• [Exercise description] From the entries below, report how many lines contain the string "this". Give only that number.

• [Task material]
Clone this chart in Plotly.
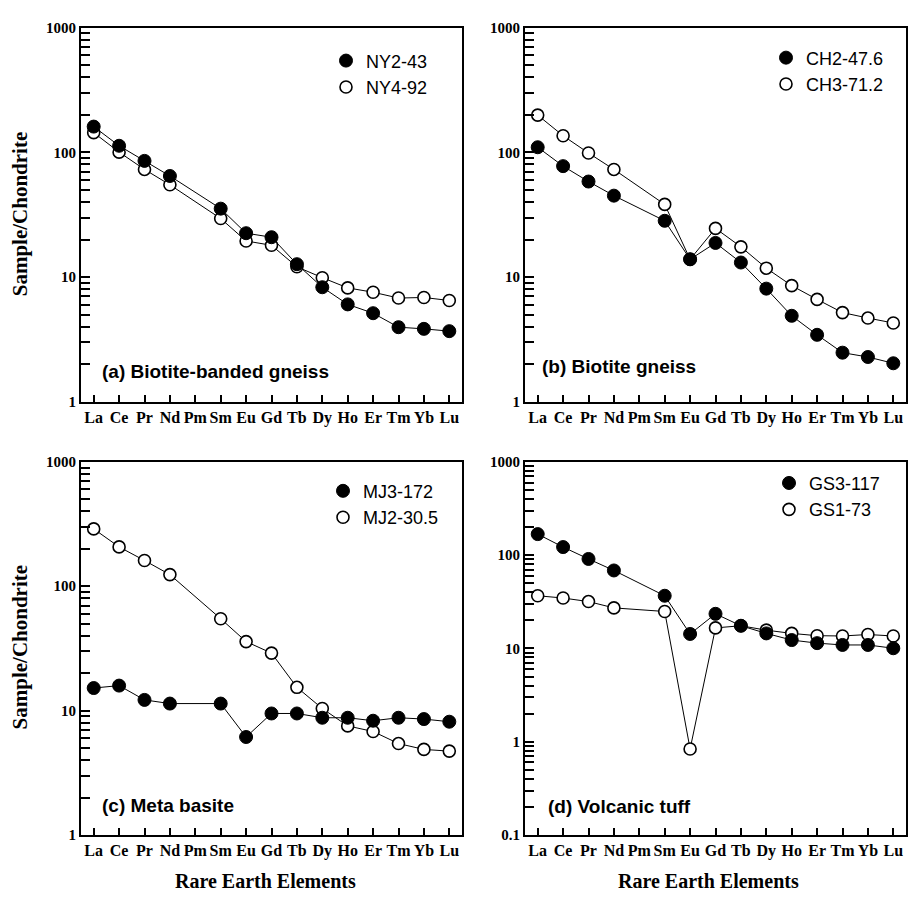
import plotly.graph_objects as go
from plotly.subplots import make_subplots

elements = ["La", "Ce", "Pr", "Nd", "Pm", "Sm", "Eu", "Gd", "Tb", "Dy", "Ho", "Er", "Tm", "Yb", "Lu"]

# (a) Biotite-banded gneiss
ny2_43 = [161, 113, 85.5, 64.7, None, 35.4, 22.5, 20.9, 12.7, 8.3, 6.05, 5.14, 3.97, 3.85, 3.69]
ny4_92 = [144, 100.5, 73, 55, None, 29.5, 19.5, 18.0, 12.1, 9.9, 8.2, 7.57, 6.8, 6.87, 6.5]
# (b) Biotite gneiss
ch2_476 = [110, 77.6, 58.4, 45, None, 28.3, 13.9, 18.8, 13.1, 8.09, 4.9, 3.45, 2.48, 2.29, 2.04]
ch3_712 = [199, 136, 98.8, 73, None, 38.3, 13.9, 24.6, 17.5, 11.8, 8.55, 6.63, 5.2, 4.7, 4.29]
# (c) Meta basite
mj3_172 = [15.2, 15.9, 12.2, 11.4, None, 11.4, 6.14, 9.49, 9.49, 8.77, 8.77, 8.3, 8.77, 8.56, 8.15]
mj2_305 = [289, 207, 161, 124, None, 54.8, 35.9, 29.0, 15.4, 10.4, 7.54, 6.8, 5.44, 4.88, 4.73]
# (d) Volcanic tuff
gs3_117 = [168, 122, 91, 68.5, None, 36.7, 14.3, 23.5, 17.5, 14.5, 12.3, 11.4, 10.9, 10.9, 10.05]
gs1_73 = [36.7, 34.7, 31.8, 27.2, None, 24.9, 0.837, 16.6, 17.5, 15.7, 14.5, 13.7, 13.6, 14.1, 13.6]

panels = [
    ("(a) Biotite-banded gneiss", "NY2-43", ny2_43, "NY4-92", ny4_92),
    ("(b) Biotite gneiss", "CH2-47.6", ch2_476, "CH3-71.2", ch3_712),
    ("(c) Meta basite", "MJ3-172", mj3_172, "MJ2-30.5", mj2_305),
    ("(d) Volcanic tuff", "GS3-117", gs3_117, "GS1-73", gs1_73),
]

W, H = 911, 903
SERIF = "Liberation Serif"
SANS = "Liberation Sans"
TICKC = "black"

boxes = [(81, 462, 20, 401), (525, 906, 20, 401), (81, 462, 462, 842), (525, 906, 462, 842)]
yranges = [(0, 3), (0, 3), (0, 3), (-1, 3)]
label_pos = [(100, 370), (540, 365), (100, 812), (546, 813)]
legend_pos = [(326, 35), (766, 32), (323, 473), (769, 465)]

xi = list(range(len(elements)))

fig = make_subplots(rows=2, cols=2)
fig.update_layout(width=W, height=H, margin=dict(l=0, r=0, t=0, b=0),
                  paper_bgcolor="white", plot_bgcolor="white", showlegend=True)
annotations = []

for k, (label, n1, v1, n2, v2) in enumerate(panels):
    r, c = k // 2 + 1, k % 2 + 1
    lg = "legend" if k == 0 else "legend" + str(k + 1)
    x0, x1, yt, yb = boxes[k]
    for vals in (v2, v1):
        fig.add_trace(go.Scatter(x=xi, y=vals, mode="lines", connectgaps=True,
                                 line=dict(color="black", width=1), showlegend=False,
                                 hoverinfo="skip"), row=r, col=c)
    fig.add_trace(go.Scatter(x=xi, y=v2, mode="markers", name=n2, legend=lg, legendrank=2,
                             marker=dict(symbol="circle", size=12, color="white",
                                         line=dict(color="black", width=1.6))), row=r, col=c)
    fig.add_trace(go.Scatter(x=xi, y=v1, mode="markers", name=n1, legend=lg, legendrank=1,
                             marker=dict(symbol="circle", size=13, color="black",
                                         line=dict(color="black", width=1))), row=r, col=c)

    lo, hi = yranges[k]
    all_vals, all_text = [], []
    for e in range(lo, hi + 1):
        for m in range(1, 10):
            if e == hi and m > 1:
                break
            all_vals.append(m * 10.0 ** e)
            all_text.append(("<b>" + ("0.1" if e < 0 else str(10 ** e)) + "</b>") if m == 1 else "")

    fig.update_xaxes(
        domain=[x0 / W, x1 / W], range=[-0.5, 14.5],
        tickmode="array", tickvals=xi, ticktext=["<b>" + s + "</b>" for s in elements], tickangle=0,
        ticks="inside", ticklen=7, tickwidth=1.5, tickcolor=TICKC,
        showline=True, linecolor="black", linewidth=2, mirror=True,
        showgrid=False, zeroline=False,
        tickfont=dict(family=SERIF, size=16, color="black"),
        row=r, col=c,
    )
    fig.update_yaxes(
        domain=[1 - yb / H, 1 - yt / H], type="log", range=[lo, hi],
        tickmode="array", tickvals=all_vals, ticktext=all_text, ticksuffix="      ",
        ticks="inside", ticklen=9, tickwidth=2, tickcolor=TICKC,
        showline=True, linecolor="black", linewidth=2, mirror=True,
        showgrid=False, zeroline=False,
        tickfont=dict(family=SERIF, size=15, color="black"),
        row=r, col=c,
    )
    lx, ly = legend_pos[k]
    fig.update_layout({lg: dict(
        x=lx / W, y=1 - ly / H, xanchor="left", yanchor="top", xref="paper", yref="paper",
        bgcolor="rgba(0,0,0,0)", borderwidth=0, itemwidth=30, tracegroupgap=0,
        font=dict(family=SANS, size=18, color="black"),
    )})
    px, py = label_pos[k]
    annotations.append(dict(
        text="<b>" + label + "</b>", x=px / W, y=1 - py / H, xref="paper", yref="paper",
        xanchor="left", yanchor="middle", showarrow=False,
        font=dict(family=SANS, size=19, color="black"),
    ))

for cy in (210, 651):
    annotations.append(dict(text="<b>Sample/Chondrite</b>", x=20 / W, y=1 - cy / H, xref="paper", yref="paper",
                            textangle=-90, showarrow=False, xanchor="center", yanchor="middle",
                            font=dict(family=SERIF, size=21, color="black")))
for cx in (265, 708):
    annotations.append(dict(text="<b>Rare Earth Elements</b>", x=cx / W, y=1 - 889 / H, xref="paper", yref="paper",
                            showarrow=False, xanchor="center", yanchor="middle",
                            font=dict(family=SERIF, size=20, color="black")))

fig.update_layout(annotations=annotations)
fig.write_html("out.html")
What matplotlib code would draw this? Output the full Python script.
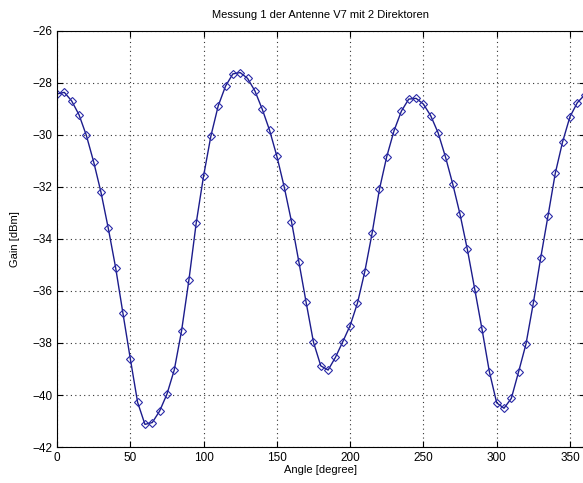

• [Task response] 2